Given request.
Write out every line of the material as it stands, apart from the pictures.

Recorded data.
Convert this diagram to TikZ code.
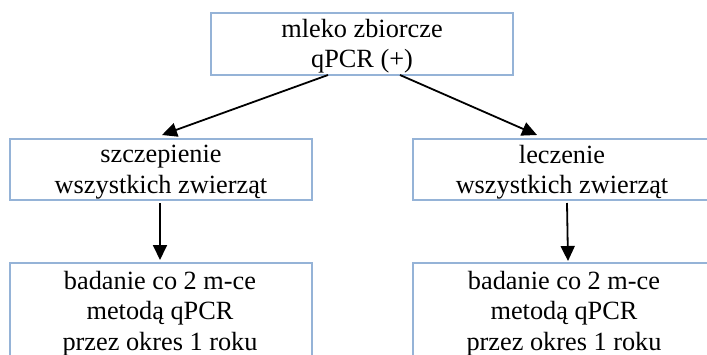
\documentclass[tikz,border=0pt]{standalone}
\usepackage{fontspec}
\setmainfont{Liberation Serif}
\usetikzlibrary{arrows.meta,calc}
\definecolor{boxblue}{RGB}{149,179,215}
\begin{document}
\begin{tikzpicture}[x=1pt,y=-1pt,
  box/.style={draw=boxblue,line width=2.5pt,rectangle,inner sep=0pt,outer sep=0pt},
  lbl/.style={align=center,font=\fontsize{26.3}{30.5}\selectfont,inner sep=0pt,text=black},
  arr/.style={line width=1.8pt,-{Triangle[length=15pt,width=14pt]}}]
\useasboundingbox (0,0) rectangle (707,354);
\clip (0,0) rectangle (707,354);
\node[box,minimum width=302pt,minimum height=62pt] (top) at (362,44) {};
\node[box,minimum width=302pt,minimum height=61pt] (szcz) at (161,169.5) {};
\node[box,minimum width=300pt,minimum height=61pt] (lecz) at (563,169.5) {};
\node[box,minimum width=302pt,minimum height=117pt] (badL) at (161,321.5) {};
\node[box,minimum width=300pt,minimum height=117pt] (badR) at (563,321.5) {};
\node[lbl] (t0) at (362,46.2) {mleko zbiorcze\\qPCR (+)};
\node[lbl] (t1) at (161,172.2) {szczepienie\\wszystkich zwierząt};
\node[lbl] (t2) at (562,172.2) {leczenie\\wszystkich zwierząt};
\node[lbl] (t3) at (160,313.4) {badanie co 2 m-ce\\metodą qPCR\\przez okres 1 roku};
\node[lbl] (t4) at (564,313.4) {badanie co 2 m-ce\\metodą qPCR\\przez okres 1 roku};
\draw[arr] ($(top.south)+(-34,0)$) -- ($(szcz.north)+(1,-4)$);
\draw[arr] ($(top.south)+(38,0)$) -- ($(lecz.north)+(-26,-4)$);
\draw[arr] ($(szcz.south)+(-1,3)$) -- ($(badL.north)+(-1,-3)$);
\draw[arr] ($(lecz.south)+(4,3)$) -- ($(badR.north)+(5,-2)$);
\end{tikzpicture}
\end{document}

Exercise solution.
Convert this diagram to TikZ code.
\documentclass[tikz,border=0pt]{standalone}
\usepackage{fontspec}
\setmainfont{Liberation Serif}
\usetikzlibrary{arrows.meta,calc}
\definecolor{boxblue}{RGB}{149,179,215}
\begin{document}
\begin{tikzpicture}[x=1pt,y=-1pt,
  box/.style={draw=boxblue,line width=2.5pt,rectangle,inner sep=0pt,outer sep=0pt},
  lbl/.style={align=center,font=\fontsize{26.3}{30.5}\selectfont,inner sep=0pt,text=black},
  arr/.style={line width=1.8pt,-{Triangle[length=15pt,width=14pt]}}]
\useasboundingbox (0,0) rectangle (707,354);
\clip (0,0) rectangle (707,354);
\node[box,minimum width=302pt,minimum height=62pt] (top) at (362,44) {};
\node[box,minimum width=302pt,minimum height=61pt] (szcz) at (161,169.5) {};
\node[box,minimum width=300pt,minimum height=61pt] (lecz) at (563,169.5) {};
\node[box,minimum width=302pt,minimum height=117pt] (badL) at (161,321.5) {};
\node[box,minimum width=300pt,minimum height=117pt] (badR) at (563,321.5) {};
\node[lbl] (t0) at (362,46.2) {mleko zbiorcze\\qPCR (+)};
\node[lbl] (t1) at (161,172.2) {szczepienie\\wszystkich zwierząt};
\node[lbl] (t2) at (562,172.2) {leczenie\\wszystkich zwierząt};
\node[lbl] (t3) at (160,313.4) {badanie co 2 m-ce\\metodą qPCR\\przez okres 1 roku};
\node[lbl] (t4) at (564,313.4) {badanie co 2 m-ce\\metodą qPCR\\przez okres 1 roku};
\draw[arr] ($(top.south)+(-34,0)$) -- ($(szcz.north)+(1,-4)$);
\draw[arr] ($(top.south)+(38,0)$) -- ($(lecz.north)+(-26,-4)$);
\draw[arr] ($(szcz.south)+(-1,3)$) -- ($(badL.north)+(-1,-3)$);
\draw[arr] ($(lecz.south)+(4,3)$) -- ($(badR.north)+(5,-2)$);
\end{tikzpicture}
\end{document}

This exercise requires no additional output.